Film criticism has never been a job with a high turnover. People who score a position being paid to watch movies rarely move on of their own free will. But with the local market shrinking – it’s increasingly likely that when the (two?) remaining full-time critics in the Australian media finish up they won’t be replaced - and no scope to expand overseas, new voices are being squeezed out. The handful of Australian critics who have made a name for themselves locally are constantly forced to take jobs that once would have gone to up-and-comers as opportunities shrink across the board. Unpaid blogs and podcasts remain an option for those able to make a living elsewhere, but without the reach of established media players it's difficult to be heard.

And so we return to the same situation we had thirty years ago: paid film criticism is basically a closed shop, only now it’s name recognition rather than being attached to a big publication that keeps a reviewer in work. But as the direction of local media increasingly turns towards focusing on the handful of things that aren’t being done better overseas, the result – as we’re already seeing with The Guardian, where the only films reviewed by Australians are Australian films – will be that the international blockbusters that dominate Australian cinemas will be reviewed by international critics, with local critics left to write professionally on a handful of Australian films a year.

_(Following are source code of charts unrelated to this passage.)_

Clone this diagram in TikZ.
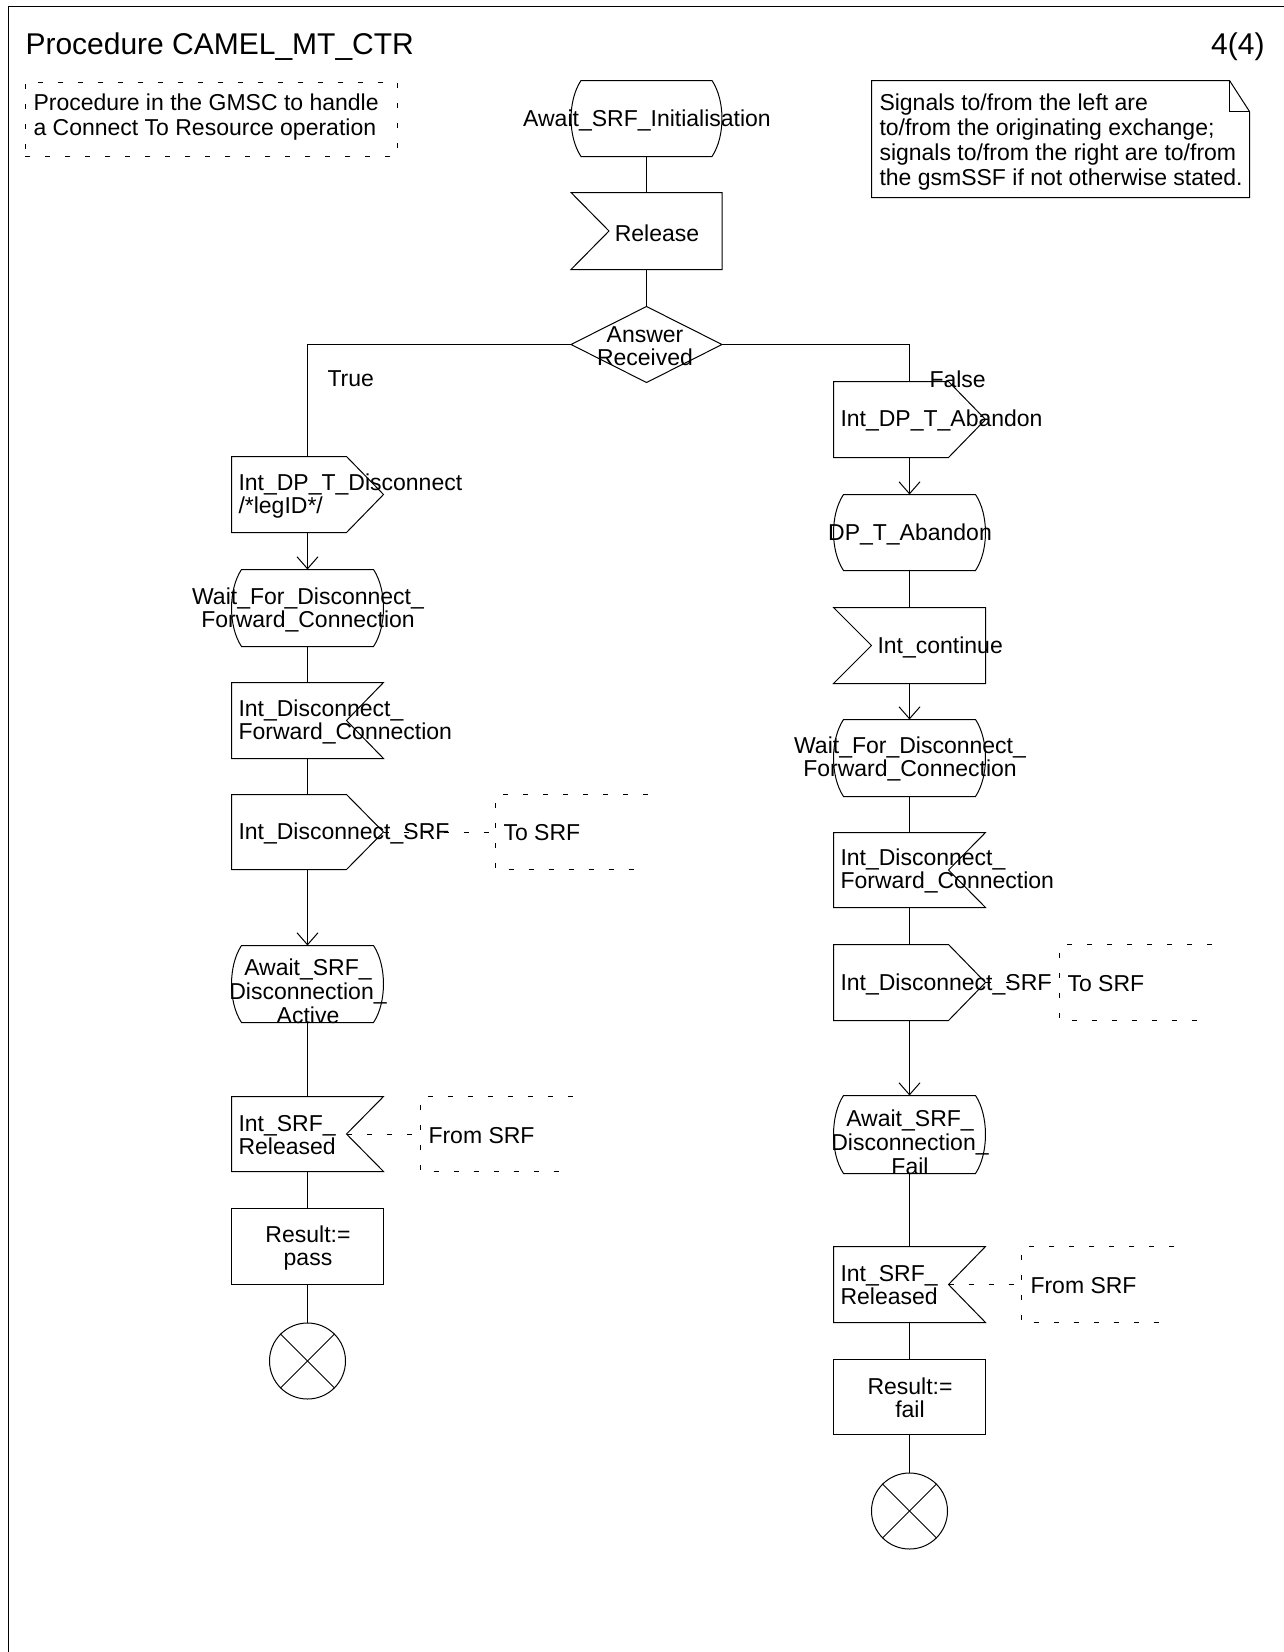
\documentclass[tikz,border=0pt]{standalone}
\usepackage{fontspec}
\setmainfont{Liberation Sans}
\usetikzlibrary{arrows.meta}
\newcommand\sdlout[1]{\draw (#1.north west) -- ([xshift=-37pt]#1.north east) -- (#1.east) -- ([xshift=-37pt]#1.south east) -- (#1.south west) -- cycle;}
\newcommand\sdlinl[1]{\draw (#1.north west) -- (#1.north east) -- (#1.south east) -- (#1.south west) -- ([xshift=38pt]#1.west) -- cycle;}
\newcommand\sdlinr[1]{\draw (#1.north west) -- (#1.north east) -- ([xshift=-37pt]#1.east) -- (#1.south east) -- (#1.south west) -- cycle;}
\newcommand\sdltask[1]{\draw (#1.north west) rectangle (#1.south east);}
\newcommand\sdlstate[1]{\draw ([xshift=10pt]#1.north west) -- ([xshift=-10pt]#1.north east) .. controls ([xshift=3.3pt,yshift=-20pt]#1.north east) and ([xshift=3.3pt,yshift=20pt]#1.south east) .. ([xshift=-10pt]#1.south east) -- ([xshift=10pt]#1.south west) .. controls ([xshift=-3.3pt,yshift=20pt]#1.south west) and ([xshift=-3.3pt,yshift=-20pt]#1.north west) .. ([xshift=10pt]#1.north west) -- cycle;}
\newcommand\sdldiam[1]{\draw (#1.north) -- (#1.east) -- (#1.south) -- (#1.west) -- cycle;}
\newcommand\sdlterm[1]{\draw (#1.north west) -- (#1.south east); \draw (#1.north east) -- (#1.south west);}
\newcommand\sdlbracket[1]{\draw[dsh] (#1.north east) -- (#1.north west) -- (#1.south west) -- ([xshift=-10pt]#1.south east);}
\tikzset{
  box/.style={draw=none, inner sep=0pt, minimum width=151pt, minimum height=75pt},
  txt/.style={inner sep=0pt, font=\fontsize{23}{23.5}\selectfont, align=left, yshift=-2pt},
  ctxt/.style={txt, align=center},
  arr/.style={-{Straight Barb[length=12pt,width=21pt]}},
  dsh/.style={dash pattern=on 5pt off 15pt, line width=0.8pt},
  term/.style={draw, circle, minimum size=76pt, inner sep=0pt},
}
\begin{document}
\begin{tikzpicture}[x=1pt,y=-1pt,line width=1pt]
\useasboundingbox (0,0) rectangle (1284,1652);
% frame
\draw (8,1652) -- (8,6) -- (1284,6);
\node[inner sep=0pt, anchor=base west, font=\fontsize{30}{32}\selectfont] (title) at (25,54) {Procedure CAMEL\_MT\_CTR};
\node[inner sep=0pt, anchor=base east, font=\fontsize{30}{32}\selectfont] (page) at (1265,54) {4(4)};
% top-left comment
\node[draw, dsh, inner sep=0pt, minimum width=372pt, minimum height=74pt] (cm) at (211,119) {};
\node[txt, anchor=west, font=\fontsize{23}{24.5}\selectfont] (cmt) at (33,115) {Procedure in the GMSC to handle\\a Connect To Resource operation};
% note
\node[box, minimum width=377pt, minimum height=116pt] (nt) at (1060.5,139) {};
\draw (nt.south west) -- (nt.north west) -- ([xshift=-20pt]nt.north east) -- ([yshift=-31pt]nt.north east) -- (nt.south east) -- cycle;
\draw ([xshift=-20pt]nt.north east) -- ([xshift=-20pt,yshift=-31pt]nt.north east) -- ([yshift=-31pt]nt.north east);
\node[txt, anchor=west, font=\fontsize{23}{24.7}\selectfont] (ntt) at (879,140) {Signals to/from the left are\\to/from the originating exchange;\\signals to/from the right are to/from\\the gsmSSF if not otherwise stated.};
% top column
\node[box, minimum width=150pt] (s0) at (646.5,118.5) {}; \sdlstate{s0}
\node[ctxt] (s0t) at (647,118) {Await\_SRF\_Initialisation};
\node[box, minimum width=150pt, minimum height=76pt] (r0) at (646.5,231) {}; \sdlinl{r0}
\node[ctxt] (r0t) at (657,231) {Release};
\node[box, minimum width=150pt] (d0) at (646.5,344.5) {}; \sdldiam{d0}
\node[ctxt] (d0t) at (645,344) {Answer\\Received};
\draw (s0) -- (r0);
\draw (r0) -- (d0);
\node[txt, anchor=west] (lt) at (327,377) {True};
\node[txt, anchor=west] (lf) at (929,377) {False};
% left column
\node[box] (l1) at (307.5,494.5) {}; \sdlout{l1}
\node[txt, anchor=west] (l1t) at (238,494) {Int\_DP\_T\_Disconnect\\/*legID*/};
\node[box, minimum height=76pt] (l2) at (307.5,608) {}; \sdlstate{l2}
\node[ctxt] (l2t) at (308,608) {Wait\_For\_Disconnect\_\\Forward\_Connection};
\node[box] (l3) at (307.5,720.5) {}; \sdlinr{l3}
\node[txt, anchor=west] (l3t) at (238,720) {Int\_Disconnect\_\\Forward\_Connection};
\node[box, minimum height=74pt] (l4) at (307.5,832) {}; \sdlout{l4}
\node[txt, anchor=west] (l4t) at (238,831) {Int\_Disconnect\_SRF};
\node[box, minimum height=74pt] (c4) at (571.5,832) {}; \sdlbracket{c4}
\node[txt, anchor=west] (c4t) at (503,831) {To SRF};
\node[box, minimum height=76pt] (l5) at (307.5,984) {}; \sdlstate{l5}
\node[ctxt, font=\fontsize{23}{24}\selectfont] (l5t) at (308,989) {Await\_SRF\_\\Disconnection\_\\Active};
\node[box, minimum height=74pt] (l6) at (307.5,1134) {}; \sdlinr{l6}
\node[txt, anchor=west] (l6t) at (238,1133) {Int\_SRF\_\\Released};
\node[box, minimum height=74pt] (c6) at (496.5,1134) {}; \sdlbracket{c6}
\node[txt, anchor=west] (c6t) at (428,1134) {From SRF};
\node[box] (l7) at (307.5,1246.5) {}; \sdltask{l7}
\node[ctxt] (l7t) at (308,1246) {Result:=\\pass};
\node[term] (l8) at (307.5,1361) {}; \sdlterm{l8}
\draw (d0.west) -| (l1);
\draw[arr] (l1) -- (l2);
\draw (l2) -- (l3);
\draw (l3) -- (l4);
\draw[dsh] (l4.east) -- (c4.west);
\draw[arr] (l4) -- (l5);
\draw (l5) -- (l6);
\draw[dsh] ([xshift=-37pt]l6.east) -- (c6.west);
\draw (l6) -- (l7);
\draw (l7) -- (l8);
% right column
\node[box] (r1) at (909.5,419.5) {}; \sdlout{r1}
\node[txt, anchor=west] (r1t) at (840,418) {Int\_DP\_T\_Abandon};
\node[box] (r2) at (909.5,532.5) {}; \sdlstate{r2}
\node[ctxt] (r2t) at (910,532) {DP\_T\_Abandon};
\node[box] (r3) at (909.5,645.5) {}; \sdlinl{r3}
\node[txt, anchor=west] (r3t) at (877,645) {Int\_continue};
\node[box, minimum height=76pt] (r4) at (909.5,758) {}; \sdlstate{r4}
\node[ctxt] (r4t) at (910,757) {Wait\_For\_Disconnect\_\\Forward\_Connection};
\node[box, minimum height=74pt] (r5) at (909.5,870) {}; \sdlinr{r5}
\node[txt, anchor=west] (r5t) at (840,869) {Int\_Disconnect\_\\Forward\_Connection};
\node[box] (r6) at (909.5,982.5) {}; \sdlout{r6}
\node[txt, anchor=west] (r6t) at (840,982) {Int\_Disconnect\_SRF};
\node[box] (c6r) at (1135.5,982.5) {}; \sdlbracket{c6r}
\node[txt, anchor=west] (c6rt) at (1067,982) {To SRF};
\node[box, minimum height=77pt] (r7) at (909.5,1134.5) {}; \sdlstate{r7}
\node[ctxt, font=\fontsize{23}{24}\selectfont] (r7t) at (910,1140) {Await\_SRF\_\\Disconnection\_\\Fail};
\node[box] (r8) at (909.5,1284.5) {}; \sdlinr{r8}
\node[txt, anchor=west] (r8t) at (840,1283) {Int\_SRF\_\\Released};
\node[box] (c8r) at (1097.5,1284.5) {}; \sdlbracket{c8r}
\node[txt, anchor=west] (c8rt) at (1030,1284) {From SRF};
\node[box, minimum height=74pt] (r9) at (909.5,1397) {}; \sdltask{r9}
\node[ctxt] (r9t) at (910,1396) {Result:=\\fail};
\node[term] (r10) at (909.5,1511) {}; \sdlterm{r10}
\draw (d0.east) -| (r1);
\draw[arr] (r1) -- (r2);
\draw (r2) -- (r3);
\draw[arr] (r3) -- (r4);
\draw (r4) -- (r5);
\draw (r5) -- (r6);
\draw[dsh] (r6.east) -- (c6r.west);
\draw[arr] (r6) -- (r7);
\draw (r7) -- (r8);
\draw[dsh] ([xshift=-37pt]r8.east) -- (c8r.west);
\draw (r8) -- (r9);
\draw (r9) -- (r10);
\end{tikzpicture}
\end{document}
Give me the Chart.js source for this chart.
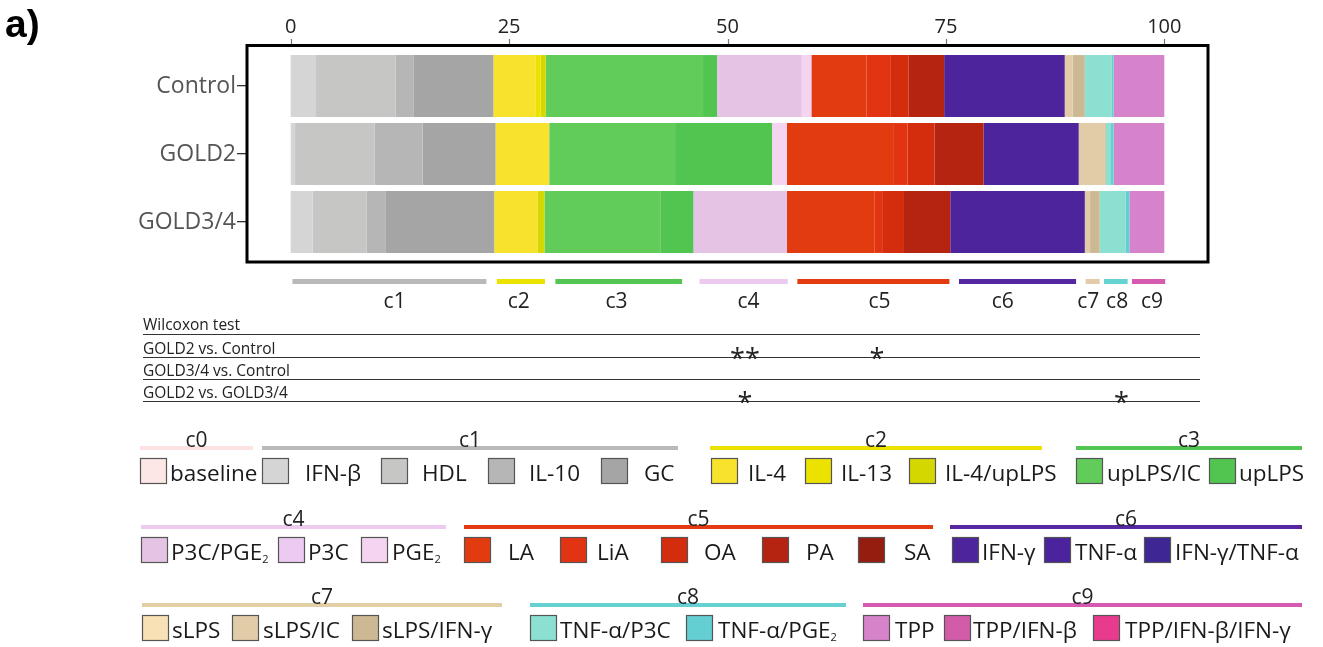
<!DOCTYPE html>
<html>
<head>
<meta charset="utf-8">
<title>Cluster composition by GOLD stage</title>
<script src="https://cdn.jsdelivr.net/npm/chart.js@4.4.1/dist/chart.umd.min.js"></script>
<style>
    html, body { margin: 0; padding: 0; background: #fff; }
    canvas { display: block; }
</style>
</head>
<body>
<canvas id="fig" width="1323" height="647"></canvas>
<script>
// ---- data (percent of each group) ----
const groups = ['Control', 'GOLD2', 'GOLD3/4'];
const xTicks = [0, 25, 50, 75, 100];

const treatments = ['baseline', 'IFN-β', 'HDL', 'IL-10', 'GC', 'IL-4', 'IL-13', 'IL-4/upLPS',
    'upLPS/IC', 'upLPS', 'P3C/PGE₂', 'P3C', 'PGE₂', 'LA', 'LiA', 'OA', 'PA', 'SA',
    'IFN-γ', 'TNF-α', 'IFN-γ/TNF-α', 'sLPS', 'sLPS/IC', 'sLPS/IFN-γ', 'TNF-α/P3C', 'TNF-α/PGE₂',
    'TPP', 'TPP/IFN-β', 'TPP/IFN-β/IFN-γ'];
const treatmentCluster = ['c0', 'c1', 'c1', 'c1', 'c1', 'c2', 'c2', 'c2', 'c3', 'c3',
    'c4', 'c4', 'c4', 'c5', 'c5', 'c5', 'c5', 'c5', 'c6', 'c6', 'c6',
    'c7', 'c7', 'c7', 'c8', 'c8', 'c9', 'c9', 'c9'];
const treatmentColors = ['#fde6e6', '#d5d5d5', '#c6c6c5', '#b7b6b6', '#a4a5a4', '#f8e22c', '#ebe200', '#d5d700',
    '#61cc5a', '#52c551', '#e5c3e5', '#eccaf1', '#f5d4f2', '#e33b10', '#e23312', '#d42d0e', '#b52410', '#951d0f',
    '#4e249c', '#4b239c', '#3e2794', '#f8e1b5', '#e2cca8', '#cdb894', '#8be0d2', '#63cfd2',
    '#d683cc', '#d35ca9', '#e83b8d'];

const controlValues = [0, 2.9, 9.1, 2.1, 9.1, 4.8, 0.6, 0.6, 18.0, 1.6, 9.7, 0, 1.1, 6.3, 2.8, 2.0, 4.1, 0,
    13.8, 0, 0, 0, 0.9, 1.4, 3.1, 0.2, 5.8, 0, 0];
const gold2Values = [0, 0.5, 9.1, 5.5, 8.35, 6.05, 0, 0.1, 14.4, 11.1, 0, 0, 1.7, 12.25, 1.55, 3.1, 5.6, 0,
    10.9, 0, 0, 0, 3.0, 0.1, 0.6, 0.3, 5.8, 0, 0];
const gold34Values = [0, 2.5, 6.2, 2.2, 12.4, 4.95, 0, 0.8, 13.25, 3.8, 10.7, 0, 0, 10.0, 0.9, 2.5, 5.3, 0,
    15.4, 0, 0, 0, 0.6, 1.1, 3.0, 0.4, 4.0, 0, 0];

// cluster spans under the bars (same x units)
const clusters = ['c1', 'c2', 'c3', 'c4', 'c5', 'c6', 'c7', 'c8', 'c9'];
const clusterFrom = [0.2, 23.6, 30.3, 46.8, 58.0, 76.5, 91.0, 93.1, 96.3];
const clusterTo = [22.4, 29.1, 44.8, 56.9, 75.4, 89.9, 92.6, 95.8, 100.1];
const clusterLabelAt = [11.9, 26.1, 37.3, 52.4, 67.4, 81.5, 91.3, 94.6, 98.6];
const clusterColors = ['#b9b9b9', '#ebe200', '#52c552', '#ecc9ef', '#e33a12', '#5427a0', '#e2cca8', '#66d2d2', '#d65bb0'];

// Wilcoxon test rows and significance marks
const testRows = ['Wilcoxon test', 'GOLD2 vs. Control', 'GOLD3/4 vs. Control', 'GOLD2 vs. GOLD3/4'];
const starRow = [1, 1, 3, 3];
const starAt = [52.0, 67.1, 52.0, 95.1];
const starText = ['**', '*', '*', '*'];

// legend groups
const legendGroups = ['c0', 'c1', 'c2', 'c3', 'c4', 'c5', 'c6', 'c7', 'c8', 'c9'];
const legendGroupColors = ['#fde2e2', '#b9b9b9', '#ebe200', '#52c552', '#eccbef', '#e33a12', '#5527a0', '#e3cfa6', '#66d0d2', '#d65bb0'];

// ---- layout of the legend (pixels) ----
const legendRowsY = [458, 537, 615];
const groupLayout = {
    c0: [0, 140, 253], c1: [0, 262, 678], c2: [0, 710, 1042], c3: [0, 1076, 1302],
    c4: [1, 141, 446], c5: [1, 464, 933], c6: [1, 950, 1302],
    c7: [2, 142, 502], c8: [2, 530, 846], c9: [2, 863, 1302]
};
const itemLayout = [
    [140, 170], [262, 305], [381, 422], [488, 529], [601, 644], [711, 748], [805, 841], [909, 945],
    [1076, 1107], [1209, 1239],
    [141, 171], [278, 308], [361, 392], [464, 508], [560, 597], [661, 704], [762, 806], [858, 904],
    [952, 982], [1044, 1075], [1144, 1175],
    [142, 172], [232, 263], [352, 382], [530, 560], [686, 718], [863, 895], [944, 973], [1093, 1125]
];

const FONT = '"Open Sans", "Noto Sans", sans-serif';

// draws text, rendering ₂ as a small lowered 2
function drawRich(ctx, text, x, y, size) {
    const parts = text.split('₂');
    parts.forEach((p, i) => {
        ctx.font = size + 'px ' + FONT;
        ctx.fillText(p, x, y);
        x += ctx.measureText(p).width;
        if (i < parts.length - 1) {
            ctx.font = Math.round(size * 0.5) + 'px ' + FONT;
            ctx.fillText('2', x, y + 3);
            x += ctx.measureText('2').width;
        }
    });
}

function hline(ctx, x0, x1, y) {
    ctx.beginPath();
    ctx.moveTo(x0, y);
    ctx.lineTo(x1, y);
    ctx.stroke();
}

const figurePlugin = {
    id: 'figure',
    afterDraw(chart) {
        const ctx = chart.ctx;
        const a = chart.chartArea;
        const x = chart.scales.x;
        ctx.save();

        // panel letter
        ctx.fillStyle = '#000';
        ctx.font = 'bold 39px "Liberation Sans", Arial, sans-serif';
        ctx.textBaseline = 'alphabetic';
        ctx.textAlign = 'left';
        ctx.fillText('a)', 5, 37);

        // top tick marks
        ctx.strokeStyle = '#777';
        ctx.lineWidth = 1.2;
        xTicks.forEach(v => {
            const px = Math.round(x.getPixelForValue(v)) + 0.5;
            ctx.beginPath();
            ctx.moveTo(px, 39);
            ctx.lineTo(px, 45);
            ctx.stroke();
        });

        // frame
        ctx.strokeStyle = '#000';
        ctx.lineWidth = 3;
        ctx.strokeRect(a.left, a.top - 6.5, a.right - a.left, a.bottom - a.top + 12.5);

        // cluster spans
        clusters.forEach((c, i) => {
            const x0 = x.getPixelForValue(clusterFrom[i]);
            const x1 = x.getPixelForValue(clusterTo[i]);
            ctx.fillStyle = clusterColors[i];
            ctx.fillRect(x0, 279, x1 - x0, 5);
            ctx.fillStyle = '#222';
            ctx.font = '21px ' + FONT;
            ctx.textAlign = 'center';
            ctx.fillText(c, x.getPixelForValue(clusterLabelAt[i]), 308);
        });

        // Wilcoxon table
        const rowBase = [330, 354, 376, 398];
        const rowLine = [334.5, 357.5, 379.5, 401.5];
        ctx.textAlign = 'left';
        ctx.fillStyle = '#222';
        ctx.strokeStyle = '#333';
        ctx.lineWidth = 1.2;
        testRows.forEach((t, i) => {
            ctx.font = '15.5px ' + FONT;
            ctx.fillText(t, 143, rowBase[i]);
            hline(ctx, 143, 1200, rowLine[i]);
        });
        ctx.textAlign = 'center';
        ctx.font = '27px ' + FONT;
        starText.forEach((s, i) => {
            ctx.fillText(s, x.getPixelForValue(starAt[i]), rowLine[starRow[i]] + 10);
        });

        // legend headers
        legendGroups.forEach((g, i) => {
            const [row, x0, x1] = groupLayout[g];
            const ly = legendRowsY[row] - 10;
            ctx.strokeStyle = legendGroupColors[i];
            ctx.lineWidth = 4;
            hline(ctx, x0, x1, ly);
            ctx.fillStyle = '#222';
            ctx.font = '21px ' + FONT;
            ctx.textAlign = 'center';
            ctx.fillText(g, (x0 + x1) / 2, ly - 1);
        });

        // legend items
        ctx.textAlign = 'left';
        treatments.forEach((t, i) => {
            const row = groupLayout[treatmentCluster[i]][0];
            const y = legendRowsY[row];
            const [sx, tx] = itemLayout[i];
            ctx.fillStyle = treatmentColors[i];
            ctx.fillRect(sx, y, 27, 26);
            ctx.strokeStyle = '#555';
            ctx.lineWidth = 1.2;
            ctx.strokeRect(sx + 0.5, y + 0.5, 26, 25);
            ctx.fillStyle = '#1a1a1a';
            drawRich(ctx, t, tx, y + 23, 22.5);
        });

        ctx.restore();
    }
};

const datasets = treatments.map((t, i) => ({
    label: t,
    data: [controlValues[i], gold2Values[i], gold34Values[i]],
    backgroundColor: treatmentColors[i],
    borderWidth: 0
}));

new Chart(document.getElementById('fig'), {
    type: 'bar',
    data: { labels: groups, datasets: datasets },
    options: {
        indexAxis: 'y',
        responsive: false,
        animation: false,
        devicePixelRatio: 1,
        layout: { padding: { left: 137, top: 0, right: 115, bottom: 391 } },
        plugins: {
            legend: { display: false },
            tooltip: { enabled: false }
        },
        datasets: {
            bar: { barPercentage: 0.91, categoryPercentage: 1 }
        },
        scales: {
            x: {
                type: 'linear',
                position: 'top',
                stacked: true,
                min: -5,
                max: 105,
                afterBuildTicks: s => { s.ticks = xTicks.map(v => ({ value: v })); },
                afterFit: s => { s.height = 52; },
                grid: { display: false, drawTicks: false },
                border: { display: false },
                ticks: { padding: 13, color: '#222', font: { family: FONT, size: 20 } }
            },
            y: {
                stacked: true,
                afterFit: s => { s.width = 110; },
                grid: { drawOnChartArea: false, offset: false, tickLength: 10, color: '#333', lineWidth: 1.3 },
                border: { display: false },
                ticks: { padding: 1, color: '#555', font: { family: FONT, size: 23 } }
            }
        }
    },
    plugins: [figurePlugin]
});
</script>
</body>
</html>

Of course, this is only bad news if you think international films deserve a local take – if you think Australian culture in some way differs from the United States and so films addressing issues specific to one culture could be viewed in a different way by another. But if you thought like that then you’d never get a toe-hold in the international market – and as we’ve established already, that’s really the only option left if you want to make reviewing your career. Still, it could always be worse: if you really want to have a long-term future in reviewing film, it’s probably a good time to start learning Chinese.